(WHAT IS REQUIRED):
Take the lines from the one bearing "The picture is" to the one bearing "from matplotlib.transforms import", inclusive, and reproduce them exactly; include no other line.

(DATASET EXCERPT):
════════════════

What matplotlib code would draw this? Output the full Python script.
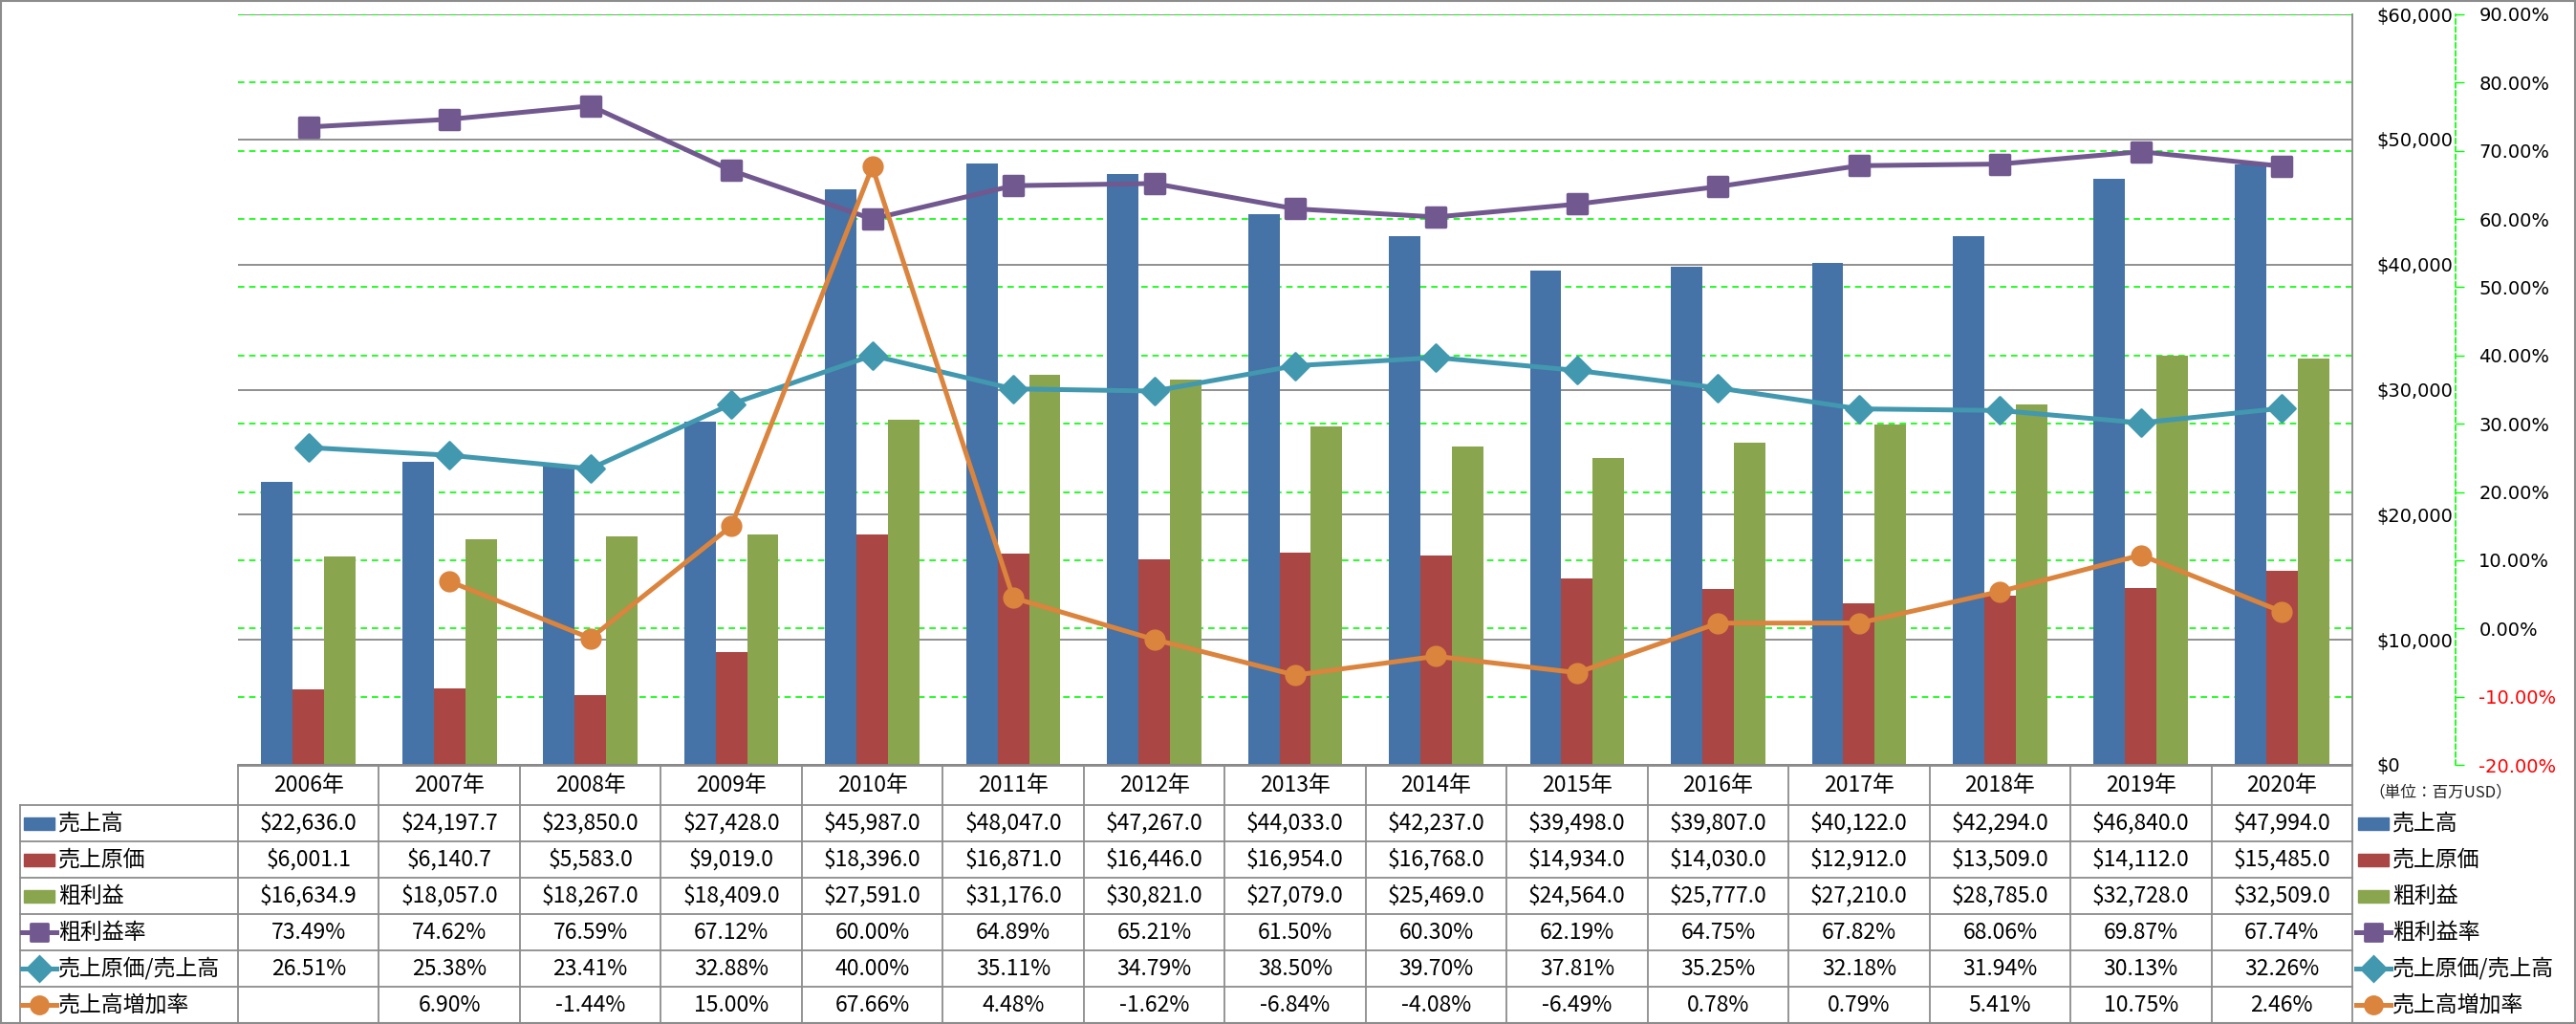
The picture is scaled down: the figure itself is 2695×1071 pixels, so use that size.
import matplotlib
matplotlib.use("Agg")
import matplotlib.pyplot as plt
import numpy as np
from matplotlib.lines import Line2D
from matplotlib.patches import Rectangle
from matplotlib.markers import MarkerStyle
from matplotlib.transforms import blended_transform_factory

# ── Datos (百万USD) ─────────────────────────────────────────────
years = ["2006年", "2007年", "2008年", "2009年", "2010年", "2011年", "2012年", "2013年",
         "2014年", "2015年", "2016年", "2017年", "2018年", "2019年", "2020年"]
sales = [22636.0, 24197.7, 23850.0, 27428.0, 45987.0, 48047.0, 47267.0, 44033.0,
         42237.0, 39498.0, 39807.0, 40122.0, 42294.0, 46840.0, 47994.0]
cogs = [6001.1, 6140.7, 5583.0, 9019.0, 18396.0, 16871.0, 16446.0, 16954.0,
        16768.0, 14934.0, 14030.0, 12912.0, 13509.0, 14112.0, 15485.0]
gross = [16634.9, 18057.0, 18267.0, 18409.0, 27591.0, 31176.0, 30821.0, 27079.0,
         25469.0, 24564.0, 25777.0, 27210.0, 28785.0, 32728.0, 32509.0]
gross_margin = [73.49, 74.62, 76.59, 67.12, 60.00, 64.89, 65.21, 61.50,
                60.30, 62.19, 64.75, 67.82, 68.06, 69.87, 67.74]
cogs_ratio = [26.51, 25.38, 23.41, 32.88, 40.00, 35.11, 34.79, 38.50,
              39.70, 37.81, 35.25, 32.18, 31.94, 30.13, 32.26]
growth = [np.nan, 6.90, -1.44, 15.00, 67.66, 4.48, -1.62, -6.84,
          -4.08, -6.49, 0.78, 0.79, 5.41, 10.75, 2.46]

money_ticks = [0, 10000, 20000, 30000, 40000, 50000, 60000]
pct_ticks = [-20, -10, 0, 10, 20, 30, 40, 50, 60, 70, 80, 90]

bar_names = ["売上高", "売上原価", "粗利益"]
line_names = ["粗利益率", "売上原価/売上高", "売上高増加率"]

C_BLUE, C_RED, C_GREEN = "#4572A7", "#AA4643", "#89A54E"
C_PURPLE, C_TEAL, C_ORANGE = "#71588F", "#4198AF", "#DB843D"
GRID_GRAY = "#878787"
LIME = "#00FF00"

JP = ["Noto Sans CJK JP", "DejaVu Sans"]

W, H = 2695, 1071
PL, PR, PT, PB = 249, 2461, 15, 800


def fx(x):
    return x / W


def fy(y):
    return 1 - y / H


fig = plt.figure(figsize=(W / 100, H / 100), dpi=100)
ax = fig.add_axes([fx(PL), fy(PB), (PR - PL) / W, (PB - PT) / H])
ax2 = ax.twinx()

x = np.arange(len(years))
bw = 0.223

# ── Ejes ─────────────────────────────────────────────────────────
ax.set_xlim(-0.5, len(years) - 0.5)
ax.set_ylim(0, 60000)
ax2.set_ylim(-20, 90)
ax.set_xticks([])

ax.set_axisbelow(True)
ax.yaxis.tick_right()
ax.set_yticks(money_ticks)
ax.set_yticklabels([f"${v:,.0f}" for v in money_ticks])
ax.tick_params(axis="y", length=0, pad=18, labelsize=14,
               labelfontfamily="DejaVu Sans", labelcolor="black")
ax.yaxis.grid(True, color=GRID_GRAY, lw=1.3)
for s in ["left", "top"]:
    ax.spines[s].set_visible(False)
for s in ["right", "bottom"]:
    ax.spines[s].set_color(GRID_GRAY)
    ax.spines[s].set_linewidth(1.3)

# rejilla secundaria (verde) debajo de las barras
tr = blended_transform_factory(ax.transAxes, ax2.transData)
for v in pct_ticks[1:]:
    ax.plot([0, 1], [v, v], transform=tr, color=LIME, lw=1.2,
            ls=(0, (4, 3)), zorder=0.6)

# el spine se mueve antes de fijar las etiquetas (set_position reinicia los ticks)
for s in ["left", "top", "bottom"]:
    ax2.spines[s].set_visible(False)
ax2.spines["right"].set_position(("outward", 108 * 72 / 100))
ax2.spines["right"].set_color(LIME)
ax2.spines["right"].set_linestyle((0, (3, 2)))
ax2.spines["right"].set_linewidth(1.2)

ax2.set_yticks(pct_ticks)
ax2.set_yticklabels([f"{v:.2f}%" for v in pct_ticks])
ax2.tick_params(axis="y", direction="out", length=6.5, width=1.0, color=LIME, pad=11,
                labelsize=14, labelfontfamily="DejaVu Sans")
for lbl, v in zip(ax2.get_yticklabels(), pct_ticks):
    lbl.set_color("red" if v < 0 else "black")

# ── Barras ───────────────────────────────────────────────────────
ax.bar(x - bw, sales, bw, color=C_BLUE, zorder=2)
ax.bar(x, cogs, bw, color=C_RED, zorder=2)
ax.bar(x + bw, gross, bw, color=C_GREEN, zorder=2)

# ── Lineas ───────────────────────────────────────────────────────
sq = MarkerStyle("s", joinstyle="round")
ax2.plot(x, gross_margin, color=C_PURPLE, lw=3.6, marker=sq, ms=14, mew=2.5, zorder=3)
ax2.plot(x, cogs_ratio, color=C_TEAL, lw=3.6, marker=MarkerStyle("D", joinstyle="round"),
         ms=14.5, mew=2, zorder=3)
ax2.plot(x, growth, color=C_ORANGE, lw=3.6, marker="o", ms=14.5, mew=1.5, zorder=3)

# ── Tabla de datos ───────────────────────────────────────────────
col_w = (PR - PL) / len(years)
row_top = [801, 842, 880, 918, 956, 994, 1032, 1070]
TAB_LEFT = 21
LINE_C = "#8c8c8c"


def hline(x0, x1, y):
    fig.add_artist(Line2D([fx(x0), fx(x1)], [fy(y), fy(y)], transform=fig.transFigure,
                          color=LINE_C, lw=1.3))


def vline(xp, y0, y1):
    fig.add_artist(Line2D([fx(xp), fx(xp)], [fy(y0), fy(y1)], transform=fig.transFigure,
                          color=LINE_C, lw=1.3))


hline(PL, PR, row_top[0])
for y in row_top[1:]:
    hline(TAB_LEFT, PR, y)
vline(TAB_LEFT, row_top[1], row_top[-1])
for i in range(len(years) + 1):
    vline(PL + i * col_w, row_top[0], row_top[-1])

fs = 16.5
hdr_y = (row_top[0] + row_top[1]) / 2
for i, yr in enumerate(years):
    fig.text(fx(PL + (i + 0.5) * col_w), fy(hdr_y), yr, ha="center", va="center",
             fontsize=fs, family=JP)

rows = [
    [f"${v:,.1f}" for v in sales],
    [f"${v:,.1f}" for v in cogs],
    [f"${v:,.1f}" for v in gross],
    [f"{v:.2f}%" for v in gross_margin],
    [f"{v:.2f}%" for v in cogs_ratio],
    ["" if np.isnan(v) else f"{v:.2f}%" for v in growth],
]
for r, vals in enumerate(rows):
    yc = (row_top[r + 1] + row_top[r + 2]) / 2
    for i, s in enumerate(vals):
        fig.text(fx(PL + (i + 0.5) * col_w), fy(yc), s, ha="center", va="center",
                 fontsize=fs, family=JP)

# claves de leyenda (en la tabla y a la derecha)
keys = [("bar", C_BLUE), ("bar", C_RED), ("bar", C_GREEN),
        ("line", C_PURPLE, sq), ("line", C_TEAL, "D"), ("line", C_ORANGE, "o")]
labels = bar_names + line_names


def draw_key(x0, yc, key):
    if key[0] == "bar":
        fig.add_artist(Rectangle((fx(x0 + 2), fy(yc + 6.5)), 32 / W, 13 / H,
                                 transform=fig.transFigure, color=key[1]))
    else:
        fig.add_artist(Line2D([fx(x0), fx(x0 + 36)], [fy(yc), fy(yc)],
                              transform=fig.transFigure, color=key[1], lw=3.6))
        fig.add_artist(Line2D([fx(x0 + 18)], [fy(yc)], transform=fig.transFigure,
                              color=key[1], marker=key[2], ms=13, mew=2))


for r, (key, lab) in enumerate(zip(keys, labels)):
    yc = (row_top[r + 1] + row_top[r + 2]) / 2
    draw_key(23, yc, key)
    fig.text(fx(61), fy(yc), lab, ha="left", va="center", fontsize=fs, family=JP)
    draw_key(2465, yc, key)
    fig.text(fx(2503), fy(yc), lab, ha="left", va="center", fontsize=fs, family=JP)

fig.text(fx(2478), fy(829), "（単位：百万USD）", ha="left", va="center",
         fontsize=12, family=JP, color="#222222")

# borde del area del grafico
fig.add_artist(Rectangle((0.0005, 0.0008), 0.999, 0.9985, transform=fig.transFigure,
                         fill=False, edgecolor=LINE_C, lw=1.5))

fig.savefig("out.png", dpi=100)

════════════════

(COMPLETED EXERCISE):
The picture is scaled down: the figure itself is 2695×1071 pixels, so use that size.
import matplotlib
matplotlib.use("Agg")
import matplotlib.pyplot as plt
import numpy as np
from matplotlib.lines import Line2D
from matplotlib.patches import Rectangle
from matplotlib.markers import MarkerStyle
from matplotlib.transforms import blended_transform_factory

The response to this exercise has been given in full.